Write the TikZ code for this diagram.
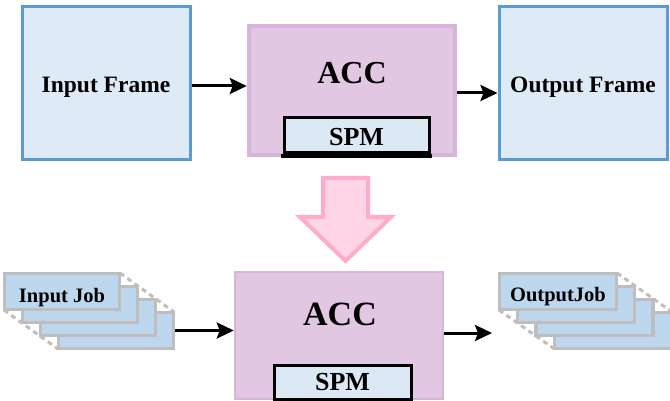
\documentclass[tikz,border=0pt]{standalone}
\usepackage{fontspec}
\setmainfont{Liberation Serif}
\usetikzlibrary{arrows.meta}
\definecolor{frameblue}{RGB}{91,155,213}
\definecolor{framefill}{RGB}{222,234,246}
\definecolor{accfill}{RGB}{226,199,227}
\definecolor{accborder}{RGB}{214,180,219}
\definecolor{spmfill}{RGB}{220,232,244}
\definecolor{jobfill}{RGB}{189,215,238}
\definecolor{jobborder}{RGB}{190,190,190}
\definecolor{pinkfill}{RGB}{255,212,229}
\definecolor{pinkborder}{RGB}{255,172,202}
\newcommand{\lowered}[2]{\raisebox{-#1}[0pt][0pt]{#2}}
\tikzset{
  framebox/.style={draw=frameblue, fill=framefill, line width=3pt, inner sep=0pt,
    minimum width=168pt, minimum height=153pt, font=\bfseries\fontsize{23.5}{26}\selectfont},
  accbox/.style={draw=accborder, fill=accfill, inner sep=0pt},
  spmbox/.style={draw=black, fill=spmfill, line width=3pt, inner sep=0pt,
    font=\bfseries\fontsize{26}{28}\selectfont},
  acclabel/.style={inner sep=0pt, font=\bfseries\fontsize{32}{34}\selectfont},
  jobbox/.style={draw=jobborder, fill=jobfill, line width=3.5pt, inner sep=0pt,
    minimum width=115pt, minimum height=36pt, font=\bfseries\fontsize{20.5}{22}\selectfont},
  jobdash/.style={draw=jobborder, line width=3pt, dash pattern=on 5pt off 4pt},
  arr/.style={line width=3pt, -{Stealth[length=17pt,width=16pt,inset=3pt]}},
}
\begin{document}
\begin{tikzpicture}[x=1pt,y=-1pt]
\useasboundingbox (0,0) rectangle (670,401);
\clip (0,0) rectangle (670,401);

% top row
\node[framebox] (in) at (106,83.5) {\lowered{9pt}{Input Frame}};
\node[framebox] (out) at (583,83.5) {\lowered{9pt}{Output Frame}};
\node[accbox, line width=4.5pt, minimum width=206pt, minimum height=129pt] (acc1) at (352,90.5) {};
\node[acclabel] (acc1t) at (352,73) {ACC};
\node[spmbox, minimum width=145pt, minimum height=35pt] (spm1) at (356.5,135.5) {\lowered{10pt}{SPM}};
\draw[line width=3.5pt] ([xshift=-1.5pt,yshift=-1.5pt]spm1.south west) -- ([xshift=1.5pt,yshift=-1.5pt]spm1.south east);

\draw[arr] ([yshift=-2.5pt]in.east) -- ([yshift=-2.5pt]in.east -| acc1.west);
\draw[arr] ([yshift=-2.5pt]acc1.east) -- ([yshift=-2.5pt]acc1.east -| out.west);

% pink arrow
\draw[draw=pinkborder, fill=pinkfill, line width=4pt, line join=miter]
  (323,178) -- (368,178) -- (368,217) -- (391,217) -- (345.5,261) -- (300,217) -- (323,217) -- cycle;

% bottom ACC
\node[accbox, line width=2.5pt, minimum width=208pt, minimum height=127pt] (acc2) at (339,335.5) {};
\node[acclabel, font=\bfseries\fontsize{34}{36}\selectfont] (acc2t) at (340,314) {ACC};
\node[spmbox, minimum width=137pt, minimum height=34pt] (spm2) at (342.5,382) {SPM};

% input job stack
\node[jobbox] (ij4) at (116,330.5) {};
\node[jobbox] (ij3) at (98,317.5) {};
\node[jobbox] (ij2) at (80,304.5) {};
\draw[jobdash] (4,310) -- (58,349);
\draw[jobdash] (120,273) -- (174,312);
\node[jobbox] (ij1) at (62,291.5) {\lowered{10.5pt}{Input Job}};

% output job stack
\node[jobbox, minimum width=117pt] (oj4) at (613,330.5) {};
\node[jobbox, minimum width=117pt] (oj3) at (594.5,317.5) {};
\node[jobbox, minimum width=117pt] (oj2) at (576,304.5) {};
\draw[jobdash] (499,310) -- (554.5,349);
\draw[jobdash] (617,273) -- (672,312);
\node[jobbox, minimum width=117pt] (oj1) at (558,291.5) {\lowered{10pt}{OutputJob}};

\draw[arr] (ij4.east) -- (ij4.east -| acc2.west);
\coordinate (ojend) at (492,333);
\draw[arr] (acc2.east |- ojend) -- (ojend);
\end{tikzpicture}
\end{document}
____________________
◆ **Description of the task**
Without the pictures, write out all of the material exactly.

◆ **Response to this exercise**
Write the TikZ code for this diagram.
\documentclass[tikz,border=0pt]{standalone}
\usepackage{fontspec}
\setmainfont{Liberation Serif}
\usetikzlibrary{arrows.meta}
\definecolor{frameblue}{RGB}{91,155,213}
\definecolor{framefill}{RGB}{222,234,246}
\definecolor{accfill}{RGB}{226,199,227}
\definecolor{accborder}{RGB}{214,180,219}
\definecolor{spmfill}{RGB}{220,232,244}
\definecolor{jobfill}{RGB}{189,215,238}
\definecolor{jobborder}{RGB}{190,190,190}
\definecolor{pinkfill}{RGB}{255,212,229}
\definecolor{pinkborder}{RGB}{255,172,202}
\newcommand{\lowered}[2]{\raisebox{-#1}[0pt][0pt]{#2}}
\tikzset{
  framebox/.style={draw=frameblue, fill=framefill, line width=3pt, inner sep=0pt,
    minimum width=168pt, minimum height=153pt, font=\bfseries\fontsize{23.5}{26}\selectfont},
  accbox/.style={draw=accborder, fill=accfill, inner sep=0pt},
  spmbox/.style={draw=black, fill=spmfill, line width=3pt, inner sep=0pt,
    font=\bfseries\fontsize{26}{28}\selectfont},
  acclabel/.style={inner sep=0pt, font=\bfseries\fontsize{32}{34}\selectfont},
  jobbox/.style={draw=jobborder, fill=jobfill, line width=3.5pt, inner sep=0pt,
    minimum width=115pt, minimum height=36pt, font=\bfseries\fontsize{20.5}{22}\selectfont},
  jobdash/.style={draw=jobborder, line width=3pt, dash pattern=on 5pt off 4pt},
  arr/.style={line width=3pt, -{Stealth[length=17pt,width=16pt,inset=3pt]}},
}
\begin{document}
\begin{tikzpicture}[x=1pt,y=-1pt]
\useasboundingbox (0,0) rectangle (670,401);
\clip (0,0) rectangle (670,401);

% top row
\node[framebox] (in) at (106,83.5) {\lowered{9pt}{Input Frame}};
\node[framebox] (out) at (583,83.5) {\lowered{9pt}{Output Frame}};
\node[accbox, line width=4.5pt, minimum width=206pt, minimum height=129pt] (acc1) at (352,90.5) {};
\node[acclabel] (acc1t) at (352,73) {ACC};
\node[spmbox, minimum width=145pt, minimum height=35pt] (spm1) at (356.5,135.5) {\lowered{10pt}{SPM}};
\draw[line width=3.5pt] ([xshift=-1.5pt,yshift=-1.5pt]spm1.south west) -- ([xshift=1.5pt,yshift=-1.5pt]spm1.south east);

\draw[arr] ([yshift=-2.5pt]in.east) -- ([yshift=-2.5pt]in.east -| acc1.west);
\draw[arr] ([yshift=-2.5pt]acc1.east) -- ([yshift=-2.5pt]acc1.east -| out.west);

% pink arrow
\draw[draw=pinkborder, fill=pinkfill, line width=4pt, line join=miter]
  (323,178) -- (368,178) -- (368,217) -- (391,217) -- (345.5,261) -- (300,217) -- (323,217) -- cycle;

% bottom ACC
\node[accbox, line width=2.5pt, minimum width=208pt, minimum height=127pt] (acc2) at (339,335.5) {};
\node[acclabel, font=\bfseries\fontsize{34}{36}\selectfont] (acc2t) at (340,314) {ACC};
\node[spmbox, minimum width=137pt, minimum height=34pt] (spm2) at (342.5,382) {SPM};

% input job stack
\node[jobbox] (ij4) at (116,330.5) {};
\node[jobbox] (ij3) at (98,317.5) {};
\node[jobbox] (ij2) at (80,304.5) {};
\draw[jobdash] (4,310) -- (58,349);
\draw[jobdash] (120,273) -- (174,312);
\node[jobbox] (ij1) at (62,291.5) {\lowered{10.5pt}{Input Job}};

% output job stack
\node[jobbox, minimum width=117pt] (oj4) at (613,330.5) {};
\node[jobbox, minimum width=117pt] (oj3) at (594.5,317.5) {};
\node[jobbox, minimum width=117pt] (oj2) at (576,304.5) {};
\draw[jobdash] (499,310) -- (554.5,349);
\draw[jobdash] (617,273) -- (672,312);
\node[jobbox, minimum width=117pt] (oj1) at (558,291.5) {\lowered{10pt}{OutputJob}};

\draw[arr] (ij4.east) -- (ij4.east -| acc2.west);
\coordinate (ojend) at (492,333);
\draw[arr] (acc2.east |- ojend) -- (ojend);
\end{tikzpicture}
\end{document}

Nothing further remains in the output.